What if Bush is right?
Sun Feb 12, 2006 at 12:09:02 PM PDT
There does not seem to be any remotely plausible justification for the government to be circumventing the FISA court to spy on people without a warrant. I know this and you know this, and as georgia10
reports 77% of respondents in a poll of members of the American Bar Association know it too.
There are various theories as to why the administration felt compelled to break the law. Many people suspect that the government is doing data mining which the courts wouldn't allow, and congress wouldn't approve. There are also plausible claims that Cheney and his cabal wanted to go around FISA to show who's boss and extend executive power by marginalizing the legislative and judicial branches of government. I want to consider a much less plausible explanation: they really needed to do what they did.
I think this is a question that should be carefully considered for two reasons. First, by giving the "president" the benefit of the doubt, the vulnerabilities of his case for illegal spying is made as tight as possible. And second, and I think more important, we pause and consider what we would want things to look like in a situation where there was a competent president acting in good faith that really did face an enemy whose threat required recourse to "extra-judicial" means.
We all know that to a certain extent, sadly a pretty large one, the war on terror is an Orwellian smokescreen. Still, it shouldn't be hard to imagine a situation in which the law handcuffed a responsible and well meaning president and the security of the country - in an important, if not an existential sense - depended on his (or her) breaking the law for purposes of national security. What should be permissible, if not strictly legal, under those circumstances?
The current President has said, "I know this war is controversial, yet being your President requires doing what I believe is right and accepting the consequences."
I think there is something profoundly right about that statement. But it also highlights one of the most shameful parts of this administration, which is it's complete lack of accountability. It's not that I have no problem with the President breaking the law to do "important" things. I do. But I also recognize that there are some circumstances in which doing everything "by the book" would be disastrous. But what is essential, if you're going to over reach is that you do it no more than is absolutely necessary and then you come clean with exactly what you've done and let someone from the outside be the judge of your actions. This administration pays lip service, as in the quote above to accountability, but fights tooth and nail against it.
This is not a partisan issue. In any matter of this sort it is essential that the opposition not act opportunistically, and that the majority not toe the party line - I know that seems like an unrealistic prescription in this day and age, but that's what patriotism requires, it seems to me.
I believe that the "president" is profoundly wrong in the way he defines and prosecutes the "war on terror" but I think we have to be at least open to the possibility that he's right - and if he were right, that he could do what needs to be done. It's very hard for me to say that, because the means he has used in his approach contradict the logic that I'm using. But my point ultimately is this - I think it's only realistic to accept that the President should be able to use extra-judicial power judiciously. But when he does so, rarely, he should make himself completely accountable for his decisions. If it requires some degree of secrecy, to keep information out of the public sphere, then so be it - but there has to be a formal process to review and redress the President's decisions.

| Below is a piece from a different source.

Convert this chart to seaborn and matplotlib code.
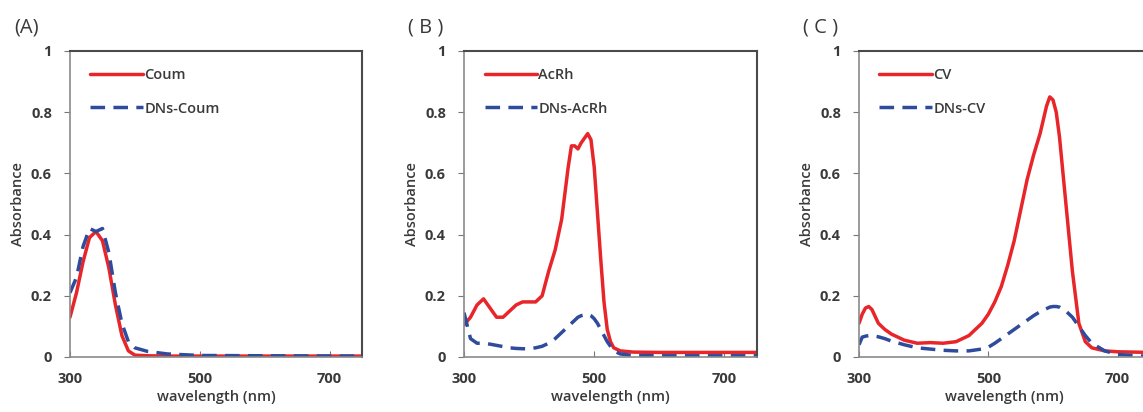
import numpy as np
import pandas as pd
import matplotlib
matplotlib.use("Agg")
import matplotlib.pyplot as plt
import seaborn as sns

# (A) Coum / DNs-Coum
wl_a = [300, 310, 320, 330, 340, 350, 360, 370, 380, 390, 400, 420, 450, 500, 600, 750]
coum = [0.13, 0.21, 0.31, 0.39, 0.41, 0.38, 0.29, 0.17, 0.07, 0.02, 0.006, 0.004, 0.003, 0.003, 0.003, 0.003]
dns_coum = [0.21, 0.26, 0.36, 0.42, 0.41, 0.42, 0.34, 0.21, 0.11, 0.05, 0.03, 0.018, 0.01, 0.005, 0.004, 0.003]

# (B) AcRh / DNs-AcRh
wl_b = [300, 310, 320, 330, 340, 350, 360, 370, 380, 390, 400, 410, 420, 430, 440, 450,
        460, 465, 470, 475, 480, 490, 495, 500, 505, 510, 515, 520, 525, 530, 540, 560, 600, 750]
acrh = [0.105, 0.13, 0.17, 0.19, 0.16, 0.13, 0.13, 0.15, 0.17, 0.18, 0.18, 0.18, 0.2, 0.28, 0.35, 0.45,
        0.62, 0.69, 0.69, 0.68, 0.70, 0.73, 0.71, 0.62, 0.47, 0.32, 0.18, 0.09, 0.05, 0.03, 0.02, 0.016, 0.015, 0.015]
dns_acrh = [0.145, 0.06, 0.045, 0.045, 0.042, 0.038, 0.034, 0.03, 0.028, 0.027, 0.027, 0.03, 0.035, 0.045, 0.06, 0.08,
            0.1, 0.11, 0.12, 0.13, 0.135, 0.14, 0.135, 0.125, 0.11, 0.09, 0.07, 0.05, 0.035, 0.02, 0.01, 0.005, 0.004, 0.004]

# (C) CV / DNs-CV
wl_c = [300, 305, 310, 315, 320, 330, 340, 350, 370, 390, 410, 430, 450, 470, 490, 500, 510, 520, 530,
        540, 550, 560, 570, 580, 590, 595, 600, 605, 610, 620, 630, 640, 650, 660, 680, 700, 750]
cv = [0.11, 0.14, 0.16, 0.165, 0.155, 0.11, 0.09, 0.075, 0.055, 0.045, 0.047, 0.045, 0.05, 0.07, 0.11, 0.14, 0.18, 0.23, 0.3,
      0.38, 0.48, 0.58, 0.66, 0.73, 0.82, 0.85, 0.84, 0.8, 0.72, 0.5, 0.28, 0.11, 0.05, 0.03, 0.02, 0.017, 0.015]
dns_cv = [0.04, 0.065, 0.068, 0.07, 0.07, 0.066, 0.06, 0.052, 0.04, 0.03, 0.026, 0.022, 0.02, 0.02, 0.026, 0.032, 0.045, 0.06, 0.075,
          0.09, 0.105, 0.12, 0.135, 0.148, 0.158, 0.163, 0.165, 0.165, 0.163, 0.15, 0.13, 0.1, 0.07, 0.045, 0.02, 0.008, 0.002]

panels = [
    ("(A)", wl_a, coum, dns_coum, "Coum", "DNs-Coum"),
    ("( B )", wl_b, acrh, dns_acrh, "AcRh", "DNs-AcRh"),
    ("( C )", wl_c, cv, dns_cv, "CV", "DNs-CV"),
]

sns.set_style("white")
plt.rcParams["font.family"] = ["Open Sans", "DejaVu Sans"]

W, H = 1143, 412
fig = plt.figure(figsize=(W / 100, H / 100), dpi=100)

# axes boxes in pixels (left, right); panel C runs past the right edge like the original crop
boxes = [(70, 362), (464, 757), (859, 1150)]
top, bottom = 51, 357

red = "#e8262a"
blue = "#2f4c9c"
txt = "#3a3a3a"

for (label, wl, s1, s2, n1, n2), (x0, x1) in zip(panels, boxes):
    ax = fig.add_axes([x0 / W, 1 - bottom / H, (x1 - x0) / W, (bottom - top) / H])
    df = pd.DataFrame({"wavelength": wl, n1: s1, n2: s2}).melt(
        "wavelength", var_name="sample", value_name="abs")
    sns.lineplot(data=df, x="wavelength", y="abs", hue="sample", style="sample",
                 palette=[red, blue], dashes=[(None, None), (4.2, 2.4)], linewidth=2.5,
                 ax=ax, legend=True)
    ax.set_xlim(300, 750)
    ax.set_ylim(0, 1)
    ax.set_xticks([300, 500, 700])
    ax.set_xticklabels(["300", "500", "700"])
    ax.set_yticks([0, 0.2, 0.4, 0.6, 0.8, 1])
    ax.set_yticklabels(["0", "0.2", "0.4", "0.6", "0.8", "1"])
    ax.tick_params(axis="y", labelsize=10.5, colors="#777777", labelcolor=txt,
                   length=4, width=0.8, direction="out", left=True, pad=9)
    ax.tick_params(axis="x", labelsize=10.5, colors="#777777", labelcolor=txt,
                   length=4, width=0.8, direction="in", bottom=True, pad=11)
    for lab in ax.get_xticklabels() + ax.get_yticklabels():
        lab.set_fontweight("bold")
    for side in ["left", "bottom"]:
        ax.spines[side].set_color("#8a8a8a")
        ax.spines[side].set_linewidth(1.2)
    for side in ["top", "right"]:
        ax.spines[side].set_color("#4a4a4a")
        ax.spines[side].set_linewidth(1.5)
    ax.set_xlabel("wavelength (nm)", fontsize=10.5, color=txt, labelpad=3, fontweight="semibold")
    ax.set_ylabel("Absorbance", fontsize=10.5, color=txt, labelpad=4, fontweight="semibold")
    leg = ax.legend(loc="upper left", frameon=False, fontsize=10.5, handlelength=3.6,
                    handletextpad=0.1, labelspacing=1.35, borderaxespad=0, borderpad=0,
                    bbox_to_anchor=(0.07, 0.945))
    for t in leg.get_texts():
        t.set_color(txt)
        t.set_fontweight("semibold")
    fig.text((x0 - 56) / W, 1 - 27 / H, label, fontsize=14.5, color=txt,
             va="center", ha="left")

fig.savefig("out.png", dpi=100, facecolor="white")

In the end, I think our argument needs to be not about what the President has done - we can obviously argue that the data mining program is illegal and ineffective. Our basic point should be that the President needs to be held accountable. The fact that this administration is trying so hard to avoid accountability is where our outrage should be directed. Accountability is not something Americans disagree about (usually) and that, I believe should be the crux of our attack. Coming at it based on the facts of the case is nice, but everyone knows that facts are partisan, and therefore easily dismissed.